Financial Daily from THE HINDU group of publications
Thursday, Jul 08, 2004
Industry & Economy
Logistics - Shipping
Kerala Govt to float co for development of Vizhinjam port
Thiruvananthapuram , July 7
THE Kerala Government is planning to float a registered company for the development of the proposed international container transhipment terminal at Vizhinjam near here.
The company is designed to mobilise funds, including from non-resident Indians, for the project and discussions in this regard are on with the Chief Minister, according to Mr. M.V. Raghavan, Minister for Ports and Co-operation.

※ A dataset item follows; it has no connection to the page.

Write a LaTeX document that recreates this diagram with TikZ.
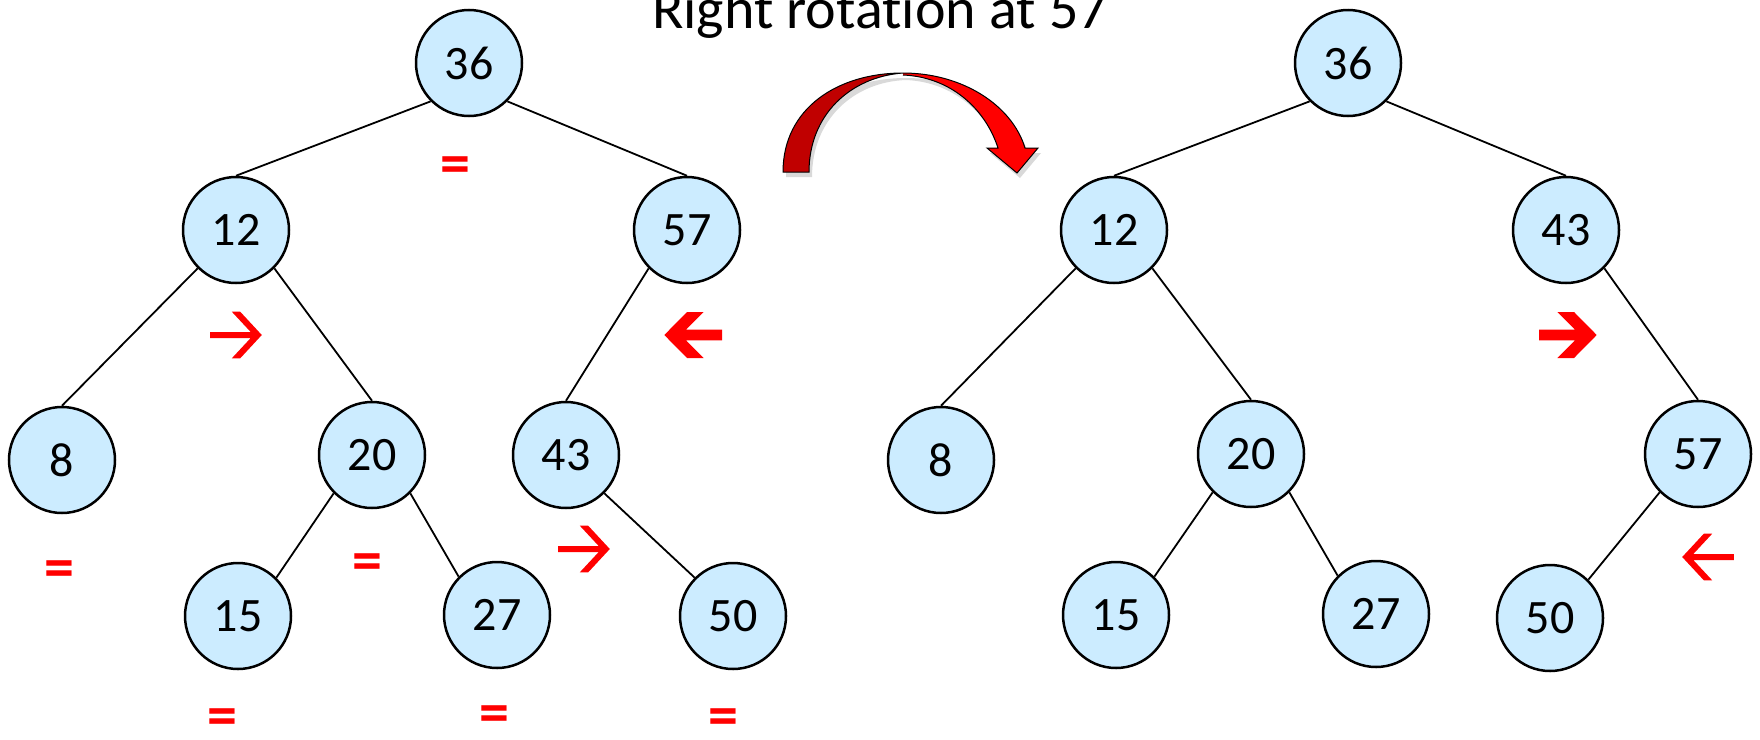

The Minister, who just returned from a tour abroad scouting for investments, said the Vizhinjam project had elicited keen interest from port authorities in Malta, London, France, Germany, the Netherlands and South Africa. The project, estimated to cost Rs 4,500 crore, will need an investment of Rs 1,300 crore in the first phase.
He said the Government had already held discussions with seven Indian companies and four foreign firms, which had submitted expressions of interest. The plan is to reclaim about150 acres from the sea for the implementation of the project.
Referring to the efforts to develop a similar terminal at Vallarpadom near Kochi, Mr Raghavan said Vizhinjam offered a far better option for the investors. Unlike the Vizhinjam harbour, which has a natural depth of 24 metres, the Vallarpadom site has a low draught of nine metres, necessitating continuous dredging, he noted.
Meanwhile, the Ports Department will sign a memorandum of understanding with Mumbai-based Eeco group within the next couple of days for the development of a recreational harbour at Alappuzha, according to department officials.
The Mumbai group is teaming with a Belgium company for the execution of the project, which is estimated to cost Rs 300 crore.
However, the department is riding rough weather in the case of the Rs 1,750-crore Azhikkal port development with only one of the four companies, which had originally expressed interest in the project, remaining in the fray.
Out of the four companies, two had backtracked in the early stages itself, leaving the Singapore-based Antara Koh and the Sharjah-based Universal Lubricants in contention. The Singapore company, too, withdrew from the scene later.